I find Kathy Pierson's eighteen-year-old daughter coming down Julie Bunton's stairs, so I wheedle her to sit with me on the landing. She is very pretty, thin, with the best of Kathy's features. We talk a little about what it's like to come to one of these things with your mom, whom you once accused of being a sex freak, and she admits that it can be a little strange. But without any prodding from me, she recalls the day her mother looked at her and said, “You're having sex!” and her daughter responded, “How did you know?” and Kathy said, “I can tell from the look on your face.” The great thing about her mom, though, is that she didn't panic.
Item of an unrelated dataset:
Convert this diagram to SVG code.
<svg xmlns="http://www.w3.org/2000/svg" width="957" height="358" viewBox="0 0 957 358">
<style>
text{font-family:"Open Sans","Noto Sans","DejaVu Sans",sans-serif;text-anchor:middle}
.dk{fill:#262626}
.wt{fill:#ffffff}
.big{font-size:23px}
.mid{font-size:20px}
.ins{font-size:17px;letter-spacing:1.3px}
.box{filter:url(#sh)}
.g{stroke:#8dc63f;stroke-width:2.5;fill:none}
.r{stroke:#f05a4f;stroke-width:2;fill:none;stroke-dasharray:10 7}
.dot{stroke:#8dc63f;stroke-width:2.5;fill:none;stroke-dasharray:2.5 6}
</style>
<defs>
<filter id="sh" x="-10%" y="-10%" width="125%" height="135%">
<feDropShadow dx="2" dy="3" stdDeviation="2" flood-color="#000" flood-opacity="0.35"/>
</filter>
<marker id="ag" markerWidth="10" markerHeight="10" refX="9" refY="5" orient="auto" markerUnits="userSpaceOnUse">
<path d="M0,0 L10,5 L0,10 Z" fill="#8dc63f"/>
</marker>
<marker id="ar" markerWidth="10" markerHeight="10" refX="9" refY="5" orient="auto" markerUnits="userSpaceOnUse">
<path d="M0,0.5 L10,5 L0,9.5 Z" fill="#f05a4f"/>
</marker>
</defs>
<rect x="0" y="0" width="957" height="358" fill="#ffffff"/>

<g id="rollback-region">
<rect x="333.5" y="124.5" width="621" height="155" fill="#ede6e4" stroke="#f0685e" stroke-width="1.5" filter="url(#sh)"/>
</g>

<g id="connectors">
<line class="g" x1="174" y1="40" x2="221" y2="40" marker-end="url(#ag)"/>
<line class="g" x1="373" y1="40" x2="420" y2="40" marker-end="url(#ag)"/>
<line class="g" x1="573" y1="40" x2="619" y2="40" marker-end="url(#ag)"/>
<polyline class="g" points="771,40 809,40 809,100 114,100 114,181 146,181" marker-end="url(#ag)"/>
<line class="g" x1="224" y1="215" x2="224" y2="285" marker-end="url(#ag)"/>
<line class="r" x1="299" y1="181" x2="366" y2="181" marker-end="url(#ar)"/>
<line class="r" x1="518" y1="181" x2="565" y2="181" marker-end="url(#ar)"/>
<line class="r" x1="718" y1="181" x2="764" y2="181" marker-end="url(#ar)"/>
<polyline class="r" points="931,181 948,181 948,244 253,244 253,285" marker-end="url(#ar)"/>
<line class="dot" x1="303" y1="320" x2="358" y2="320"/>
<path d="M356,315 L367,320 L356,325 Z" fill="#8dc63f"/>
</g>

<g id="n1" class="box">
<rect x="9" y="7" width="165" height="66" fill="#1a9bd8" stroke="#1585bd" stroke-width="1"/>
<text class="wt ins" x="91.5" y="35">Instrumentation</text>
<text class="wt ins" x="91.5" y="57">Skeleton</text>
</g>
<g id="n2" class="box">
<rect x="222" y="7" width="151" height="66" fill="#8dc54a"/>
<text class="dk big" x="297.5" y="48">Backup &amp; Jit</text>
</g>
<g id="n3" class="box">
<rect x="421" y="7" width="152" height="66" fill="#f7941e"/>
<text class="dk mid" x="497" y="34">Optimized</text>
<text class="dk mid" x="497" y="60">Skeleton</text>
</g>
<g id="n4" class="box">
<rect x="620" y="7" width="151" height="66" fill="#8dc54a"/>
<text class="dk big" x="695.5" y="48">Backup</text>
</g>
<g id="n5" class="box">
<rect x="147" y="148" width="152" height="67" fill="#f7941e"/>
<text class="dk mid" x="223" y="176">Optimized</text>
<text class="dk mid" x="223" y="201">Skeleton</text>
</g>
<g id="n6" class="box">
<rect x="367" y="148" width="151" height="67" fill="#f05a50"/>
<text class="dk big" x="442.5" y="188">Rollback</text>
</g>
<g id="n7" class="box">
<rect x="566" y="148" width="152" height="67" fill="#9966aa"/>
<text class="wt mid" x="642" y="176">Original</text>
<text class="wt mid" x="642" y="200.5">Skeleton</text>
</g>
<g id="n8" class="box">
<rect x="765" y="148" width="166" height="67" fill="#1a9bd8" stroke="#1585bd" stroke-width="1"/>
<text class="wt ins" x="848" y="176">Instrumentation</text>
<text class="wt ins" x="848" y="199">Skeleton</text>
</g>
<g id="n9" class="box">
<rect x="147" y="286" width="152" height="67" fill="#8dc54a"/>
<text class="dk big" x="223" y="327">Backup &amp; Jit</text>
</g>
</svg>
“She is liberal that way. We can talk about it. Like, she knows my best friend, and her mom has no idea she's having sex and my friend hates that because she can't talk to her mom and so she talks to me and my mom.”

She's religious, she says, a Baptist, so I ask if she ever feels guilty about having sex with her boyfriend. She looks surprised, as if she has never thought about guilt, as if by asking the question I have revealed myself to be hopeless. Don't I get it?

“Get what?”

“The Internet.”

You don't learn about sex from school. Maybe a little from an older sister, and certainly nothing from church. No, dude, it's the Internet. When she has questions about sex, she just goes online and it's all there. Her church may be the place to learn about matters of the spirit or God, and her school may be the place to learn about geometry and the Entente Cordiale, but the Internet is a more reliable and honest sex academy than her church or her school, and it is a place where people don't go to hell for having sex. It has killed sex guilt. “I bet I am more educated even than some women in their thirties. Things are way different now.”

She did not need a college course like Anne's because she really isn't a citizen—or a captive of—her small town the way I was a citizen of mine and Anne and Kathy were citizens of theirs. Her small town isn't nearly as small as it used to be, for one thing. It's filling with anonymous-looking tracts occupied with anonymous people, salmon far out of their home waters. More important, she does not have to leave to go away. She can project her mind through seventy different channels of cable TV and sojourn in the digital realm via the Internet, becoming part of the global pop culture mind without the slightest sense of being displaced.

“We have always been twenty-five years behind the rest of the country,” Anne told me a few minutes ago, “but now we are catching up.”

 

I
'm into my second vodka and orange juice slushie but still not feeling anything other than an urge to pee. Brooke has set up her presentation and gotten partway through the first half. Eight women are sitting roughly in a circle on a couch and some chairs in a tiny living room of a town house in Kearney, Missouri. They are listening to Brooke's rat-a-tat-tat. I am now convinced that Brooke, who has been a very sweet guide and mentor, doesn't actually hear what she says anymore, because if she did, there would be a terrible mental cost to giving this same talk three times per week.

The women here are cops, mostly, or employees of a local police department, and so, from nowhere, it occurs to somebody to say, “Hey, I wonder if this could be considered ‘conduct unbecoming an officer.'” After a few giggles, and jokes about conduct that might
really
be unbecoming an officer, another cop says, “You know, maybe it would be!”

Hmmm. On the one hand, we're in a private house on our time, says a third. “Yeah, but on the other, this guy's here.”